Des employés « exaspérés »
Si aucun débordement n’a lieu, le lendemain marque un tournant. Cette fois-ci, toutes les voies de production sont coupées. « Aucune discussion n’est possible avec la direction. On a décidé de bloquer. Personne ne sort, aucune pièce ne sera expédiée, » annonce Maël Le Goff. Depuis ce jour l’usine est à l’arrêt. Fabrice Loher, maire de Lorient et président de Lorient Agglomération déclare être déçu des actions menées mais comprend « l’exaspération » que peuvent ressentir les employés : « Il faut avoir toutes les options sur la table. Je pense qu’un repreneur permettrait de garantir les emplois. Ca c’est ma priorité. »

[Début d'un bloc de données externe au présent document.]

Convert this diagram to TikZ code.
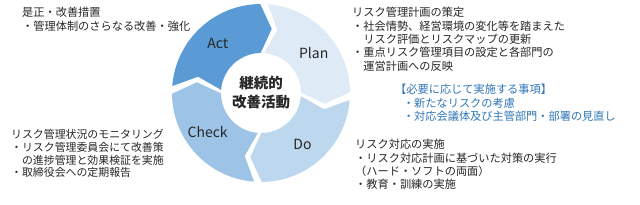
\documentclass[tikz,border=0pt]{standalone}
\usepackage{fontspec}
\setmainfont{Noto Sans CJK JP}
\usetikzlibrary{calc,positioning}
\definecolor{actblue}{RGB}{91,155,213}
\definecolor{planblue}{RGB}{222,235,247}
\definecolor{doblue}{RGB}{189,215,238}
\definecolor{checkblue}{RGB}{157,195,230}
\definecolor{noteblue}{RGB}{46,117,182}
\definecolor{inktext}{RGB}{38,38,38}

\begin{document}
\begin{tikzpicture}[x=1pt, y=1pt,
  seglabel/.style={font=\fontsize{14}{16}\selectfont, text=inktext, inner sep=0pt},
  note/.style={anchor=north west, align=left, inner sep=0pt,
               font=\fontsize{11.2}{13.3}\selectfont, text=inktext},
  center/.style={align=center, inner sep=0pt, text=inktext,
                 font=\fontsize{14.5}{19}\selectfont\bfseries}
]
\useasboundingbox (0,0) rectangle (640,204);
\coordinate (c) at (261,111);

% Cycle segments (outer r 89, inner r 40, tip r 65)
\foreach \s/\col/\lab/\la in {178/actblue/Act/131, 88/planblue/Plan/37,
                              -2/doblue/Do/-51, -92/checkblue/Check/-144} {
  \pgfmathsetmacro\e{\s-90}
  \fill[\col] ($(c)+({\s-2.5}:89)$) arc[start angle=\s-2.5, end angle=\e+2.5, radius=89]
    -- ($(c)+({\e-7.5}:65)$) -- ($(c)+({\e+2.5}:40)$)
    arc[start angle=\e+2.5, end angle=\s-2.5, radius=40]
    -- ($(c)+({\s-12.5}:65)$) -- cycle;
  \node[seglabel] (\lab) at ($(c)+(\la:66)$) {\lab};
}

\node[center] (core) at (c) {継続的\\改善活動};

% Notes
\node[note] (actnote) at (22,196.7) {是正・改善措置\\・管理体制のさらなる改善・強化};
\node[note] (plannote) at (352,196.7) {リスク管理計画の策定\\
  ・社会情勢、経営環境の変化等を踏まえた\\
  \hspace*{1em}リスク評価とリスクマップの更新\\
  ・重点リスク管理項目の設定と各部門の\\
  \hspace*{1em}運営計画への反映};
\node[note, text=noteblue] (extranote) at (395,119.7) {【必要に応じて実施する事項】\\
  \hspace*{0.7em}・新たなリスクの考慮\\
  \hspace*{0.7em}・対応会議体及び主管部門・部署の見直し};
\node[note] (donote) at (355,64.7) {リスク対応の実施\\
  ・リスク対応計画に基づいた対策の実行\\
  （ハード・ソフトの両面）\\
  ・教育・訓練の実施};
\node[note, font=\fontsize{10.9}{12.6}\selectfont] (checknote) at (11,74.5) {リスク管理状況のモニタリング\\
  ・リスク管理委員会にて改善策\\
  \hspace*{1em}の進捗管理と効果検証を実施\\
  ・取締役会への定期報告};
\end{tikzpicture}
\end{document}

Un compromis pour le 10 mai ?
Pour l’instant, le statu quo demeure à l’usine de Caudan. Les têtes des rassemblements ouvriers comme Maël le Goff, Nicolas Guillemette et Jean-Marie Robert sont en attente de discussion avec les responsables Renault et les élus régionaux et nationaux. L’usine rénovée en mai 2019 suite un incendie est, avec son personnel qualifié, pleinement capable d’assumer les nouveaux enjeux de production avec les pièces dédiées aux véhicules hybrides et/ou électriques. Selon les syndicats d’ouvriers il faut d’une part « arrêter les délocalisations » et d’autre part « imposer une taxe carbone aux pièces importées, y compris au sein de l’Europe », rapporte Jean-Marie Robert. Selon Marc Mortureux (PFA), « la France doit attirer massivement les investissements » pour assurer la compétitivités de ses usines. Enfin, le maire de Lorient indique que les négociations entre les fondeurs et les représentants du Groupe (dont Luca de Meo) débuteront le 10 mai pour respecter le cadre juridique.